Yesterday, the leading candidate of the Republican party made yet another
thinly veiled call for violence.
This idea of a brokered Convention has become more commonly talked about in sort of hushed whispers as we watch Donald trump increasingly look like he will secure enough delegates to win the nomination. It is one of the worst kept secrets in political circles.
To my surprise, as I was going around in the internets today, I saw that the
Washington Post Editorial Board published this. It is a direct, honest and open request for the Republican party to do everything in its power as a political organization to prevent Donald Trump from becoming their nominee to the Presidency. It also dings some of our capital *D* Democrats for encouraging a scorched earth policy with regards to the possibility of this nomination.
No, Mr. Trump must be stopped because he presents a threat to American democracy. Mr. Trump resembles other strongmen throughout history who have achieved power by manipulating democratic processes. Their playbook includes a casual embrace of violence; a willingness to wield government powers against personal enemies; contempt for a free press; demonization of anyone who is not white and Christian; intimations of dark conspiracies; and the propagation of sweeping, ugly lies. Mr. Trump has championed torture and the murder of innocent relatives of suspected terrorists. He has flirted with the Ku Klux Klan and other white supremacists. He has libeled and stereotyped wide swaths of humanity, including Mexicans and Muslims. He considers himself exempt from the norms of democratic contests, such as the release of tax returns, policy papers, lists of advisers and other information that voters have a right to expect.

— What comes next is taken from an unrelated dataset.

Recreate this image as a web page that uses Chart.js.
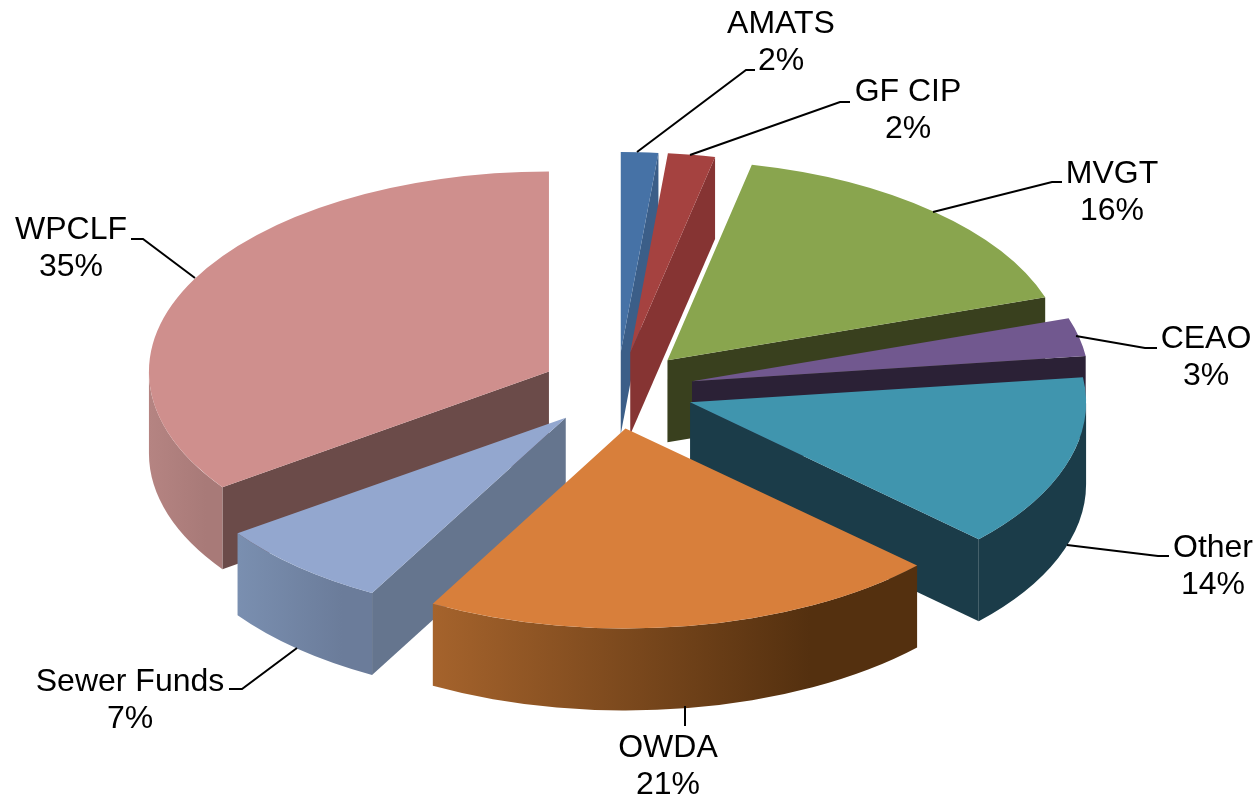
<!DOCTYPE html>
<html>
<head>
<meta charset="utf-8">
<title>Funding sources</title>
<script src="https://cdn.jsdelivr.net/npm/chart.js@4/dist/chart.umd.min.js"></script>
<style>
    html, body { margin: 0; padding: 0; background: #fff; }
    canvas { display: block; }
</style>
</head>
<body>
<canvas id="pie" width="1260" height="799"></canvas>
<script>
// values, the printed labels are rounded
const categories = ['AMATS', 'GF CIP', 'MVGT', 'CEAO', 'Other', 'OWDA', 'Sewer Funds', 'WPCLF'];
const shares = [1.5, 1.9, 16.5, 3.1, 14, 21, 7.2, 34.8];
const percentLabels = ['2%', '2%', '16%', '3%', '14%', '21%', '7%', '35%'];
const topColors = ['#4672a6', '#a54240', '#89a54e', '#71588f', '#4095ae', '#d87f3b', '#93a7cf', '#cf8f8d'];
const edgeColors = ['#3b5e88', '#863433', '#39401e', '#2b2136', '#1b3c49', '#55300f', '#65758e', '#6b4b49'];
const wallFrom = ['#3b5e88', '#863433', '#39401e', '#2b2136', '#1b3c49', '#a5632c', '#7a8fb0', '#b58482'];
const wallTo = ['#3b5e88', '#863433', '#39401e', '#2b2136', '#1b3c49', '#54300f', '#6b7c9a', '#a87a78'];

// back to front
const drawOrder = [0, 1, 2, 7, 3, 4, 6, 5];

const view = { x: 616, y: 390, squash: 0.5, depth: 82, explode: 80 };

// the original has a little perspective, so each slice sits slightly off the plain ellipse
const nudge = [[1, 2], [2, 2], [-2, 0], [-2, 0], [-2, 0], [-3, -1], [3, -2], [4, 0]];
const rimScale = [1, 1, 0.995, 0.992, 0.99, 1, 1.005, 1];

// label centre, then the leader line from the slice to the text
const labelLayout = [
    { x: 781, y: 24, line: [[637, 152], [746, 70], [755, 70]] },
    { x: 908, y: 92, line: [[690, 155], [840, 102], [850, 102]] },
    { x: 1112, y: 174, line: [[933, 212], [1052, 182], [1062, 182]] },
    { x: 1206, y: 339, line: [[1076, 336], [1145, 348], [1157, 348]] },
    { x: 1213, y: 548, line: [[1067, 545], [1158, 556], [1169, 556]] },
    { x: 668, y: 748, line: [[685, 706], [685, 726]] },
    { x: 130, y: 682, line: [[297, 648], [242, 689], [229, 689]] },
    { x: 71, y: 230, line: [[195, 278], [143, 239], [131, 239]] }
];

function sliceCentre(arc, i) {
    const mid = (arc.startAngle + arc.endAngle) / 2;
    return {
        x: view.x + Math.cos(mid) * view.explode + nudge[i][0],
        y: view.y + Math.sin(mid) * view.explode * view.squash + nudge[i][1]
    };
}

function rimPoint(c, r, i, angle) {
    return {
        x: c.x + Math.cos(angle) * r * rimScale[i],
        y: c.y + Math.sin(angle) * r * view.squash
    };
}

function drawRadialWall(ctx, c, r, i, angle) {
    const p = rimPoint(c, r, i, angle);
    ctx.fillStyle = edgeColors[i];
    ctx.beginPath();
    ctx.moveTo(c.x, c.y);
    ctx.lineTo(p.x, p.y);
    ctx.lineTo(p.x, p.y + view.depth);
    ctx.lineTo(c.x, c.y + view.depth);
    ctx.closePath();
    ctx.fill();
}

function drawOuterWall(ctx, c, r, arc, i) {
    // only the part of the rim facing the viewer shows
    let a0 = arc.startAngle;
    let a1 = arc.endAngle;
    const twoPi = Math.PI * 2;
    while (a1 > twoPi) { a0 -= twoPi; a1 -= twoPi; }
    a0 = Math.max(a0, 0);
    a1 = Math.min(a1, Math.PI);
    if (a1 <= a0) return;

    const p0 = rimPoint(c, r, i, a0);
    const p1 = rimPoint(c, r, i, a1);
    const grad = ctx.createLinearGradient(p1.x, 0, p0.x, 0);
    grad.addColorStop(0, wallFrom[i]);
    grad.addColorStop(0.78, wallTo[i]);
    grad.addColorStop(1, wallTo[i]);
    ctx.fillStyle = grad;
    const rx = r * rimScale[i];
    const ry = r * view.squash;
    ctx.beginPath();
    ctx.ellipse(c.x, c.y, rx, ry, 0, a0, a1);
    ctx.ellipse(c.x, c.y + view.depth, rx, ry, 0, a1, a0, true);
    ctx.closePath();
    ctx.fill();
}

const pie3d = {
    id: 'pie3d',
    beforeDatasetDraw(chart, args) {
        const ctx = chart.ctx;
        const arcs = args.meta.data;
        drawOrder.forEach((i) => {
            const arc = arcs[i];
            const c = sliceCentre(arc, i);
            const r = arc.outerRadius;

            if (Math.cos(arc.startAngle) < 0) drawRadialWall(ctx, c, r, i, arc.startAngle);
            if (Math.cos(arc.endAngle) > 0) drawRadialWall(ctx, c, r, i, arc.endAngle);
            drawOuterWall(ctx, c, r, arc, i);

            ctx.save();
            ctx.translate(c.x, c.y);
            ctx.scale(rimScale[i], view.squash);
            ctx.translate(-arc.x, -arc.y);
            arc.draw(ctx);
            ctx.restore();
        });
        return false;
    },
    afterDraw(chart) {
        const ctx = chart.ctx;
        ctx.save();
        ctx.strokeStyle = '#000';
        ctx.lineWidth = 2;
        ctx.fillStyle = '#000';
        ctx.font = '32px "Liberation Sans", Arial, sans-serif';
        ctx.textAlign = 'center';
        ctx.textBaseline = 'middle';
        labelLayout.forEach((lab, i) => {
            ctx.beginPath();
            lab.line.forEach((p, j) => {
                if (j === 0) ctx.moveTo(p[0], p[1]);
                else ctx.lineTo(p[0], p[1]);
            });
            ctx.stroke();
            ctx.fillText(categories[i], lab.x, lab.y);
            ctx.fillText(percentLabels[i], lab.x, lab.y + 37);
        });
        ctx.restore();
    }
};

new Chart(document.getElementById('pie'), {
    type: 'pie',
    data: {
        labels: categories,
        datasets: [{
            data: shares,
            backgroundColor: topColors,
            borderWidth: 0
        }]
    },
    options: {
        responsive: false,
        animation: false,
        radius: 400,
        layout: { padding: 0 },
        plugins: { legend: { display: false }, tooltip: { enabled: false } }
    },
    plugins: [pie3d]
});
</script>
</body>
</html>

Does a respect for democracy require the Republican Party to anoint its leading vote-getter? Hardly. We are not advocating that rules be broken but that they be employed to maximum effect — to force a brokered convention and nominate a conservative candidate who respects the Constitution, or to defeat Mr. Trump in some other way. If Mr. Trump is attracting 40 percent of Republicans, who in turn represent about one-quarter of the country, that is a 10 percent slice of the population — hardly a mantle of legitimacy.

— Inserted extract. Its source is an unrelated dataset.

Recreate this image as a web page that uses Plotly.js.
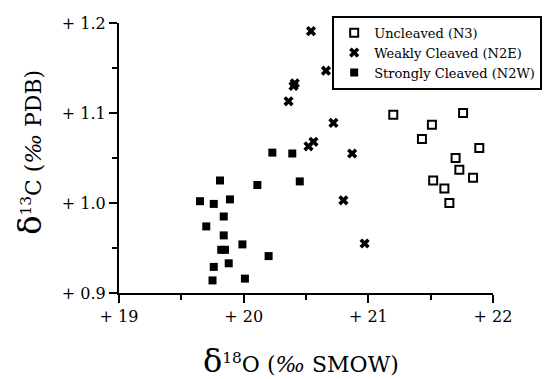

There are some Americans, Democrats in particular, who are happy to watch the Republican Party self-destruct with Mr. Trump at the helm. We cannot share in their equanimity. For one thing, though Hillary Clinton, the likely Democratic nominee, would be heavily favored, a Trump defeat is far from sure. For another, the country needs two healthy parties and, ideally, a contest of ideas and ideology — not a slugfest of insults and bigotry. Mr. Trump’s emergence already has done grave damage to American civility at home and prestige abroad. The cost of a Trump nomination would be far higher.
(snip)
A democrat disavows violence; a demagogue wields it as a threat. The Republican Party should recognize the difference and act on it before it is too late.
(Note: the last sentence is talking about small *D* democrats, meaning those that believe in the democracy such as our 'democratic republic')The seriousness of this editorial should be treated as such. The world is watching and I'm confident in saying a good portion of it is horrified at what is happening in our country.
Donald Trump must never be allowed to sit in the Oval Office with the title of President of the United States of America.